Paul Revere by J.S. Copley
I can't claim I was onto this - a loyal member of Team STORMBRINGER brought this to my attention just now . . . I haven't been blogging long enough to get my calendar in order to be on top of everything . . . that having been said, going on a year into the project I can't whine & cry "I'm new around here!" much longer . . . S.L.
Happy Birthday America! 19/4/1775 is Lexington and Concord and the routing of the Lobsterbacks!
(No offense to Theo, of course.)
How come all the talking heads on TV and the radio all they had to talk about was Waco and Oklahoma City and not a effing one of them mentioned it was the anniversary of the BIRTH OF AMERICA AS A FREE COUNTRY?
- from Tom . . . EXCELSIOR!
The Battle of Lexington
The Battles of Lexington and Concord on April 19, 1775 were the opening engagements of the American Revolution. After the 1774 passage of the Intolerable Acts by the British Parliament, unrest in the colonies increased.
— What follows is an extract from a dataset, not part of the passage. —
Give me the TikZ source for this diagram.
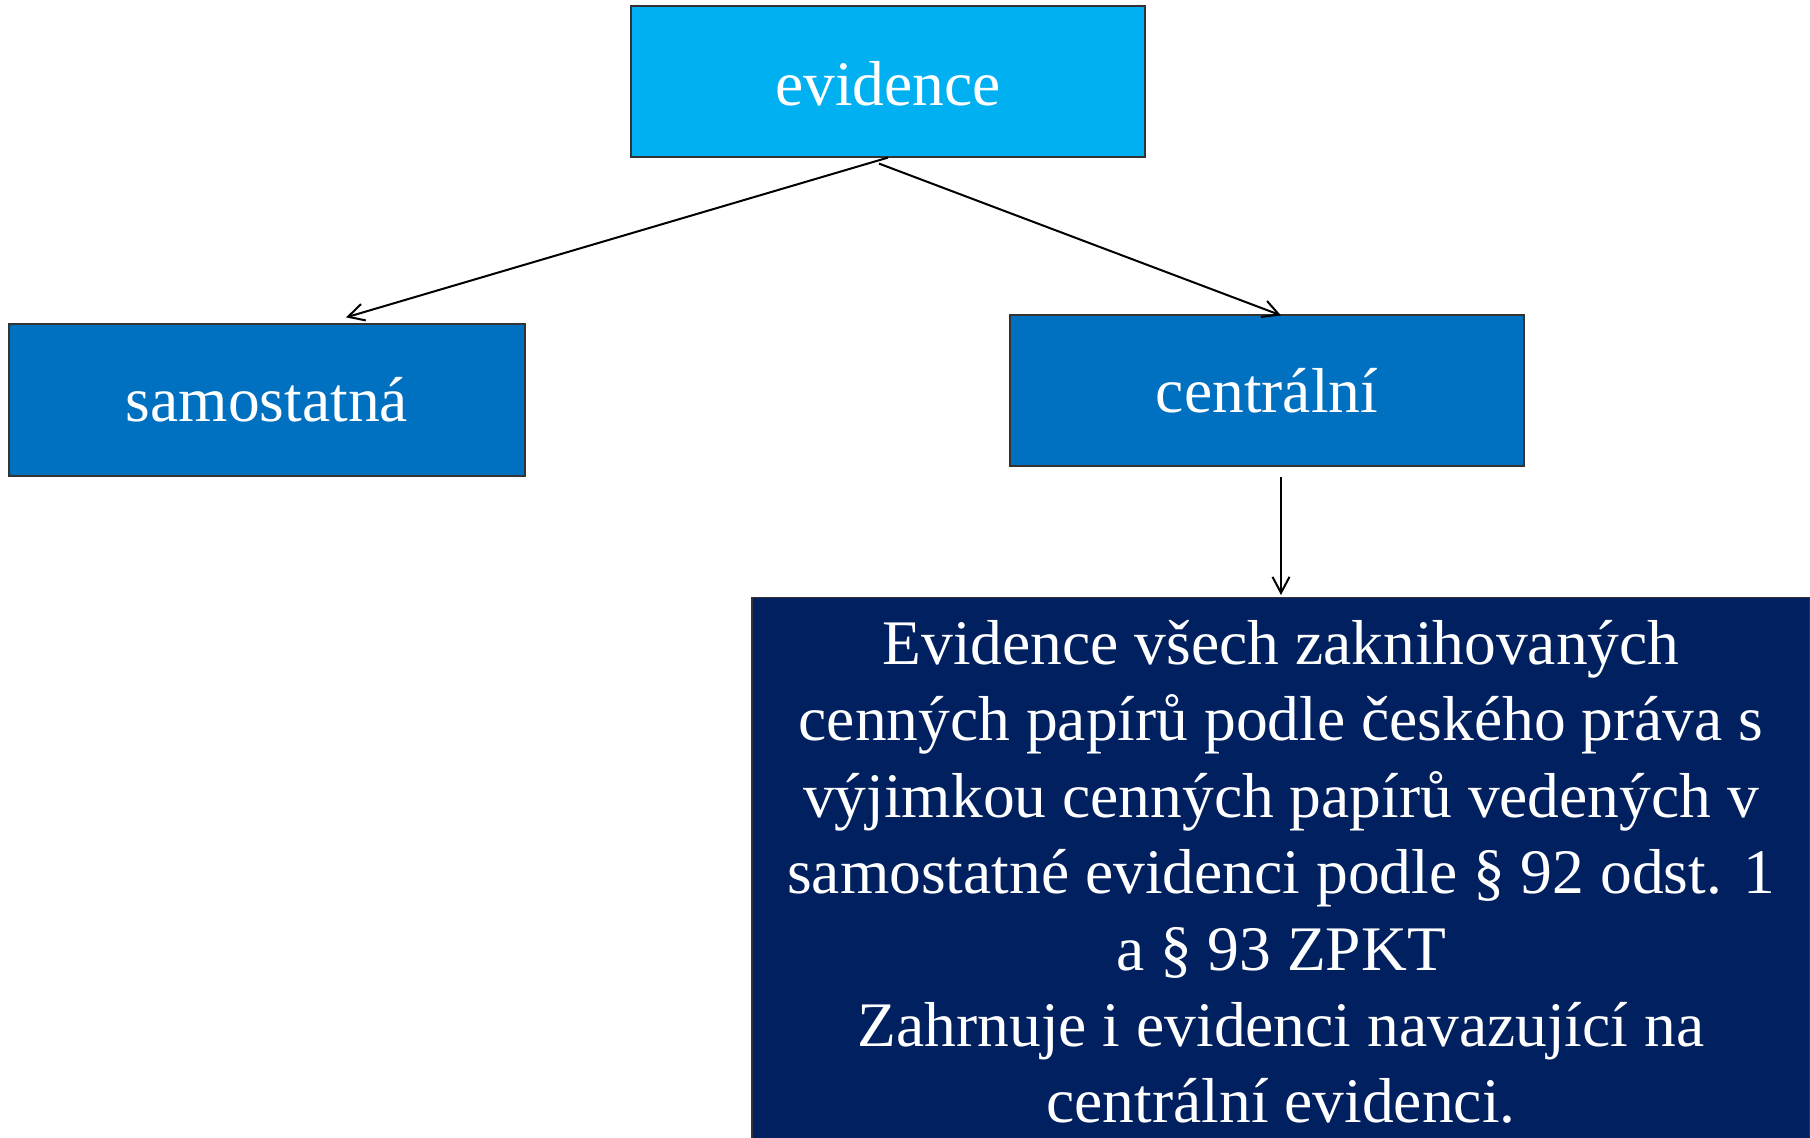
\documentclass[tikz,border=0pt]{standalone}
\usepackage{fontspec}
\setmainfont{Liberation Serif}
\usetikzlibrary{arrows.meta}
\definecolor{evblue}{HTML}{00B0F0}
\definecolor{midblue}{HTML}{0070C0}
\definecolor{navyblue}{HTML}{002060}
\begin{document}
\begin{tikzpicture}[x=0.5pt,y=-0.5pt,
  box/.style={draw=black!80, line width=0.6pt, inner sep=0pt, text=white,
    font=\fontsize{31.75}{38.2}\selectfont, minimum width=257pt, minimum height=75.5pt},
  conn/.style={line width=1pt, -{Straight Barb[length=8pt,width=8.5pt]}}]
\useasboundingbox (0,0) rectangle (1810,1138);
\clip (0,0) rectangle (1810,1138);
\node[box, fill=evblue, text height=24pt] (ev) at (888,81.5) {evidence};
\node[box, fill=midblue, minimum width=258pt, minimum height=76pt] (sam) at (267,400) {samostatná};
\node[box, fill=midblue] (cen) at (1267,390.5) {centrální};
\node[box, fill=navyblue, minimum width=529pt, minimum height=300pt, anchor=north] (info) at (1281,597) {};
\node[text=white, font=\fontsize{31.75}{38.2}\selectfont, align=center, anchor=north, inner sep=0pt] (infotext) at (1281,620)
  {Evidence všech zaknihovaných\\cenných papírů podle českého práva s\\výjimkou cenných papírů vedených v\\samostatné evidenci podle § 92 odst. 1\\a § 93 ZPKT\\Zahrnuje i evidenci navazující na\\centrální evidenci.};
\draw[conn] (ev.south) -- ([xshift=39.5pt,yshift=3pt]sam.north);
\draw[conn] ([xshift=-4.5pt,yshift=-3pt]ev.south) -- ([xshift=7pt,yshift=-0.5pt]cen.north);
\draw[conn] ([xshift=7pt,yshift=-5pt]cen.south) -- ([yshift=1pt]info.north);
\end{tikzpicture}
\end{document}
The British commander at Boston, Gen. Thomas Gage, sought to avoid armed rebellion by sending a column of royal infantry from Boston to capture colonial military stores at Concord. News of his plan was dispatched to the countryside by Paul Revere, William Dawes, and Samuel Prescott.
The old Church Steeple where lamps were hung, signaling Revere, Dawes and Prescott to make their fateful ride . . .
As the advance column under Major John Pitcairn reached Lexington, they came upon a group of militia (the Minutemen).
Minutemen militia at Lexington.
After a brief exchange of shots in which several Americans were killed, the colonials withdrew, and the British continued to Concord. Here they destroyed some military supplies, fought another engagement, and began a harried withdrawal to Boston, which cost them over 200 casualties.
Minuteman Memorial in Concord, Massachusetts.